The down-to-the-wire bargaining produced a deal to avert the fiscal cliff, at least temporarily. Like Wile E. Coyote, we took a few steps over empty space without falling. Fortunately, Congress acted before we plummeted to the canyon below. Spending cuts, or sequestration, have been postponed to March 1 to roughly coincide with the end of the current continuing resolution. The agreement on taxes, however, produced several important actions for housing. The American Taxpayer Relief Act (also known as HR 8):

  • Extends the Mortgage Debt Relief Act through 2013, which enables mortgage modifications for troubled home loans without triggering taxes on forgiven debt. This is an essential tool for resolving the mortgage debt overhang that still weighs on the economy and helping struggling homeowners. This provision will likely need further extension, as there are still many mortgage modifications to be done.
  • In effect extends for one year the fixed 9% credit percentage for the Low Income Housing Tax Credit. This was previously scheduled to expire in 2013 because the provision affected properties placed in service through 2013. By changing the language to affect LIHTC allocations made in 2013, Congress allowed the fixed credit percentage to apply to the current pipeline of Housing Credit multifamily properties. The A.C.T.I.O.N. Coalition, of which NHC is a member, had been seeking a permanent change, but the one-year extension is certainly a positive outcome.
  • Extends the New Markets Tax Credit, an important tool for community development that often works closely with housing investments.
  • Makes mortgage insurance premiums tax deductible once again, a provision that expired in 2011. Premiums are fully deductible for households with incomes below $100,000, and deductibility declines on a sliding scale for higher incomes.

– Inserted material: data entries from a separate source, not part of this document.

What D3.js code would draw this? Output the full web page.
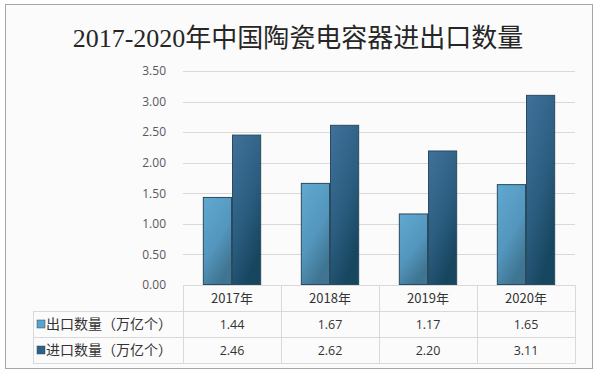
<!DOCTYPE html>
<html>
<head>
<meta charset="utf-8">
<script src="https://cdn.jsdelivr.net/npm/d3@7"></script>
<style>
body { margin: 0; background: #fff; }
</style>
</head>
<body>
<div id="chart"></div>
<script>
var title = "2017-2020年中国陶瓷电容器进出口数量";
var years = ["2017年", "2018年", "2019年", "2020年"];
var seriesNames = ["出口数量（万亿个）", "进口数量（万亿个）"];
var exportVals = [1.44, 1.67, 1.17, 1.65];
var importVals = [2.46, 2.62, 2.20, 3.11];
var yTicks = [0, 0.5, 1, 1.5, 2, 2.5, 3, 3.5];

var width = 600, height = 374;
var cjk = "'Noto Sans CJK SC', 'Open Sans', sans-serif";

var svg = d3.select("#chart")
    .append("svg")
    .attr("width", width)
    .attr("height", height)

var defs = svg.append("defs")

var g1 = defs.append("linearGradient").attr("id", "gLight")
    .attr("x1", 0).attr("y1", 0).attr("x2", 0.5).attr("y2", 1)
g1.append("stop").attr("offset", 0).attr("stop-color", "#5fa9d0")
g1.append("stop").attr("offset", 0.6).attr("stop-color", "#5496bd")
g1.append("stop").attr("offset", 1).attr("stop-color", "#3f7592")

var g2 = defs.append("linearGradient").attr("id", "gDark")
    .attr("x1", 0).attr("y1", 0).attr("x2", 0.5).attr("y2", 1)
g2.append("stop").attr("offset", 0).attr("stop-color", "#41719a")
g2.append("stop").attr("offset", 0.6).attr("stop-color", "#2b5d80")
g2.append("stop").attr("offset", 1).attr("stop-color", "#17465f")

// outer frame
svg.append("rect")
    .attr("x", 5.5).attr("y", 4.5)
    .attr("width", 587).attr("height", 364)
    .attr("fill", "#fbfbfc")
    .attr("stroke", "#a6a6a6")

svg.append("text")
    .attr("x", 298).attr("y", 47)
    .attr("text-anchor", "middle")
    .style("font-family", "'Liberation Serif', " + cjk)
    .style("font-size", "26px")
    .style("fill", "#262626")
    .text(title)

var plotLeft = 183, plotRight = 575, plotTop = 71, plotBottom = 285;

var x = d3.scaleBand().domain(years).range([plotLeft, plotRight]).paddingInner(0).paddingOuter(0)
var inner = d3.scaleBand().domain([0, 1]).range([0, x.bandwidth()]).paddingOuter(0.68).paddingInner(0)
var y = d3.scaleLinear().domain([0, 3.5]).range([plotBottom, plotTop])

// gridlines
svg.append("g")
    .selectAll("line")
    .data(yTicks.slice(1))
    .enter()
    .append("line")
    .attr("x1", plotLeft).attr("x2", plotRight)
    .attr("y1", function(d) { return Math.round(y(d)) + 0.5; })
    .attr("y2", function(d) { return Math.round(y(d)) + 0.5; })
    .attr("stroke", "#d9d9d9")

var yAxis = svg.append("g")
    .attr("transform", "translate(" + (plotLeft - 14) + ",0)")
    .call(d3.axisLeft(y).tickValues(yTicks).tickSize(0).tickFormat(d3.format(".2f")))
yAxis.select(".domain").remove()
yAxis.selectAll("text")
    .style("font-family", "'Open Sans', sans-serif")
    .style("font-size", "12px")
    .style("fill", "#595959")

var series = [exportVals, importVals];
var fills = ["url(#gLight)", "url(#gDark)"];

series.forEach(function(vals, si) {
    svg.append("g")
        .selectAll("rect")
        .data(vals)
        .enter()
        .append("rect")
        .attr("x", function(d, i) { return x(years[i]) + inner(si) + 0.5; })
        .attr("y", function(d) { return y(d) + 0.5; })
        .attr("width", inner.bandwidth() - 1)
        .attr("height", function(d) { return y(0) - y(d) - 1; })
        .attr("fill", fills[si])
        .attr("stroke", "#2a4b5f")
        .attr("stroke-width", 1)
})

// data table
var tLeft = 33, rowH = 26;
var rowsTop = plotBottom + rowH;
var tbl = svg.append("g")

tbl.append("rect")
    .attr("x", plotLeft + 0.5).attr("y", plotBottom + 0.5)
    .attr("width", plotRight - plotLeft).attr("height", rowH)
    .attr("fill", "none").attr("stroke", "#d9d9d9")
tbl.append("rect")
    .attr("x", tLeft + 0.5).attr("y", rowsTop + 0.5)
    .attr("width", plotRight - tLeft).attr("height", rowH * 2)
    .attr("fill", "none").attr("stroke", "#d9d9d9")
tbl.append("line")
    .attr("x1", tLeft).attr("x2", plotRight)
    .attr("y1", rowsTop + rowH + 0.5).attr("y2", rowsTop + rowH + 0.5)
    .attr("stroke", "#d9d9d9")
tbl.selectAll("line.col")
    .data(years)
    .enter()
    .append("line")
    .attr("class", "col")
    .attr("x1", function(d) { return Math.round(x(d)) + 0.5; })
    .attr("x2", function(d) { return Math.round(x(d)) + 0.5; })
    .attr("y1", plotBottom).attr("y2", rowsTop + rowH * 2)
    .attr("stroke", "#d9d9d9")

tbl.selectAll("text.yr")
    .data(years)
    .enter()
    .append("text")
    .attr("class", "yr")
    .attr("x", function(d) { return x(d) + x.bandwidth() / 2; })
    .attr("y", plotBottom + rowH / 2 + 5)
    .attr("text-anchor", "middle")
    .style("font-family", cjk)
    .style("font-size", "13px")
    .style("fill", "#333")
    .text(function(d) { return d; })

var keyColors = ["#5aa3cb", "#2e6186"];
series.forEach(function(vals, si) {
    var cy = rowsTop + rowH * si + rowH / 2;
    tbl.append("rect")
        .attr("x", 37).attr("y", cy - 4)
        .attr("width", 8).attr("height", 8)
        .attr("fill", keyColors[si])
        .attr("stroke", "#2a4b5f").attr("stroke-width", 0.5)
    tbl.append("text")
        .attr("x", 46).attr("y", cy + 5)
        .style("font-family", cjk)
        .style("font-size", "14px")
        .style("fill", "#333")
        .text(seriesNames[si])
    tbl.selectAll("text.v" + si)
        .data(vals)
        .enter()
        .append("text")
        .attr("x", function(d, i) { return x(years[i]) + x.bandwidth() / 2; })
        .attr("y", cy + 5)
        .attr("text-anchor", "middle")
        .style("font-family", "'Open Sans', sans-serif")
        .style("font-size", "12.5px")
        .style("fill", "#333")
        .text(function(d) { return d.toFixed(2); })
})
</script>
</body>
</html>
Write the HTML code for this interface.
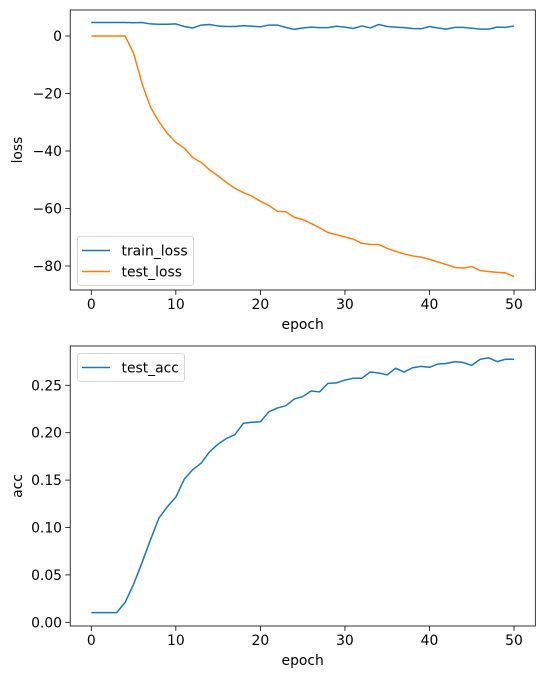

See additional discussion at Housing Wire.

What doesn’t it do? It doesn’t address the debt ceiling, which Treasury announced on Monday that we have hit, officially, although it can delay the need for increase for a few weeks. And it only delayed the across-the-board spending cuts until March, which leaves very little time to avert deep cuts in housing assistance and other essential parts of the social safety net.